══ Source excerpt ══

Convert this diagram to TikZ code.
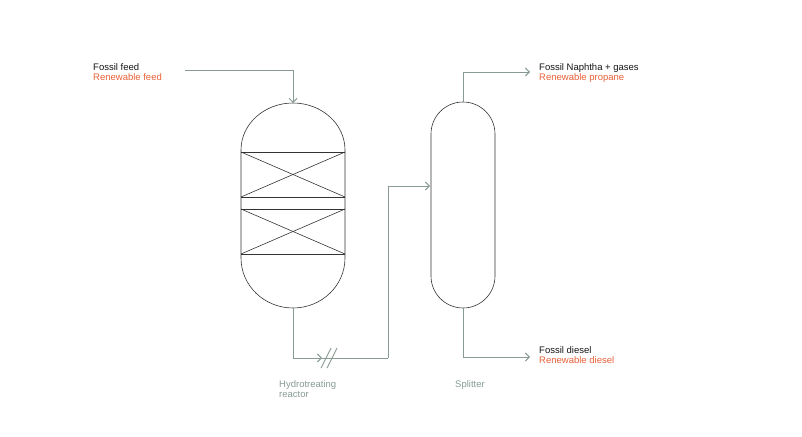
\documentclass[tikz,border=0pt]{standalone}
\usepackage{fontspec}
\setmainfont{Liberation Sans}
\usetikzlibrary{arrows.meta}
\definecolor{pipe}{RGB}{135,155,145}
\definecolor{renew}{RGB}{232,95,55}
\definecolor{fossil}{RGB}{20,20,20}
\tikzset{
  flow/.style={draw=pipe, line width=0.9pt, -{Straight Barb[length=4pt,width=8pt]}},
  vessel/.style={draw=black!80, line width=0.6pt},
  label/.style={font=\fontsize{9.5}{10.5}\selectfont, anchor=north west, inner sep=0pt, align=left},
  tag/.style={label, text=pipe}
}
\begin{document}
\begin{tikzpicture}[x=1pt,y=-1pt]
\useasboundingbox (0,0) rectangle (802,436);
% reactor
\draw [vessel] (241,150) arc [start angle=180, end angle=360, x radius=52, y radius=47]
  -- (345,258) arc [start angle=0, end angle=180, x radius=52, y radius=50] -- cycle ;
\foreach \yt/\yb in {152/197, 209/254} {
  \draw [vessel] (241,\yt) -- (345,\yt) ;
  \draw [vessel] (241,\yb) -- (345,\yb) ;
  \draw [vessel] (241,\yt) -- (345,\yb) ;
  \draw [vessel] (241,\yb) -- (345,\yt) ;
}
\coordinate (reactor top) at (293,103) ;
\coordinate (reactor bottom) at (293,308) ;
% splitter
\draw [vessel, rounded corners=32] (431,102) rectangle (495,308) ;
\coordinate (splitter top) at (463,102) ;
\coordinate (splitter bottom) at (463,308) ;
\coordinate (splitter in) at (430,186) ;
% texts
\node (feed) [label] at (93,63) {\textcolor{fossil}{Fossil feed}\\\textcolor{renew}{Renewable feed}} ;
\node (gases) [label] at (539,63) {\textcolor{fossil}{Fossil Naphtha + gases}\\\textcolor{renew}{Renewable propane}} ;
\node (diesel) [label] at (539,346) {\textcolor{fossil}{Fossil diesel}\\\textcolor{renew}{Renewable diesel}} ;
\node (reactor name) [tag] at (279,380) {Hydrotreating\\reactor} ;
\node (splitter name) [tag] at (455,380) {Splitter} ;
% flows
\coordinate (feed end) at (185,70) ;
\draw [flow] (feed end) -| (reactor top) ;
\coordinate (break) at (330,358) ;
\draw [flow] (reactor bottom) |- (322,358) ;
\draw [draw=pipe, line width=0.9pt] (322,358) -- (break) ;
\draw [draw=pipe, line width=0.9pt] (break) -- (388,358) ;
\draw [draw=pipe, line width=0.9pt] (321,368) -- (331,348) (327,368) -- (337,348) ;
\draw [flow] (388,358) |- (splitter in) ;
\draw [flow] (splitter top) |- (530,72) ;
\draw [flow] (splitter bottom) |- (530,357) ;
\end{tikzpicture}
\end{document}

═══

* Problem to solve
Transcribe the material exactly, leaving every picture out.

* Response to the task
Convert this diagram to TikZ code.
\documentclass[tikz,border=0pt]{standalone}
\usepackage{fontspec}
\setmainfont{Liberation Sans}
\usetikzlibrary{arrows.meta}
\definecolor{pipe}{RGB}{135,155,145}
\definecolor{renew}{RGB}{232,95,55}
\definecolor{fossil}{RGB}{20,20,20}
\tikzset{
  flow/.style={draw=pipe, line width=0.9pt, -{Straight Barb[length=4pt,width=8pt]}},
  vessel/.style={draw=black!80, line width=0.6pt},
  label/.style={font=\fontsize{9.5}{10.5}\selectfont, anchor=north west, inner sep=0pt, align=left},
  tag/.style={label, text=pipe}
}
\begin{document}
\begin{tikzpicture}[x=1pt,y=-1pt]
\useasboundingbox (0,0) rectangle (802,436);
% reactor
\draw [vessel] (241,150) arc [start angle=180, end angle=360, x radius=52, y radius=47]
  -- (345,258) arc [start angle=0, end angle=180, x radius=52, y radius=50] -- cycle ;
\foreach \yt/\yb in {152/197, 209/254} {
  \draw [vessel] (241,\yt) -- (345,\yt) ;
  \draw [vessel] (241,\yb) -- (345,\yb) ;
  \draw [vessel] (241,\yt) -- (345,\yb) ;
  \draw [vessel] (241,\yb) -- (345,\yt) ;
}
\coordinate (reactor top) at (293,103) ;
\coordinate (reactor bottom) at (293,308) ;
% splitter
\draw [vessel, rounded corners=32] (431,102) rectangle (495,308) ;
\coordinate (splitter top) at (463,102) ;
\coordinate (splitter bottom) at (463,308) ;
\coordinate (splitter in) at (430,186) ;
% texts
\node (feed) [label] at (93,63) {\textcolor{fossil}{Fossil feed}\\\textcolor{renew}{Renewable feed}} ;
\node (gases) [label] at (539,63) {\textcolor{fossil}{Fossil Naphtha + gases}\\\textcolor{renew}{Renewable propane}} ;
\node (diesel) [label] at (539,346) {\textcolor{fossil}{Fossil diesel}\\\textcolor{renew}{Renewable diesel}} ;
\node (reactor name) [tag] at (279,380) {Hydrotreating\\reactor} ;
\node (splitter name) [tag] at (455,380) {Splitter} ;
% flows
\coordinate (feed end) at (185,70) ;
\draw [flow] (feed end) -| (reactor top) ;
\coordinate (break) at (330,358) ;
\draw [flow] (reactor bottom) |- (322,358) ;
\draw [draw=pipe, line width=0.9pt] (322,358) -- (break) ;
\draw [draw=pipe, line width=0.9pt] (break) -- (388,358) ;
\draw [draw=pipe, line width=0.9pt] (321,368) -- (331,348) (327,368) -- (337,348) ;
\draw [flow] (388,358) |- (splitter in) ;
\draw [flow] (splitter top) |- (530,72) ;
\draw [flow] (splitter bottom) |- (530,357) ;
\end{tikzpicture}
\end{document}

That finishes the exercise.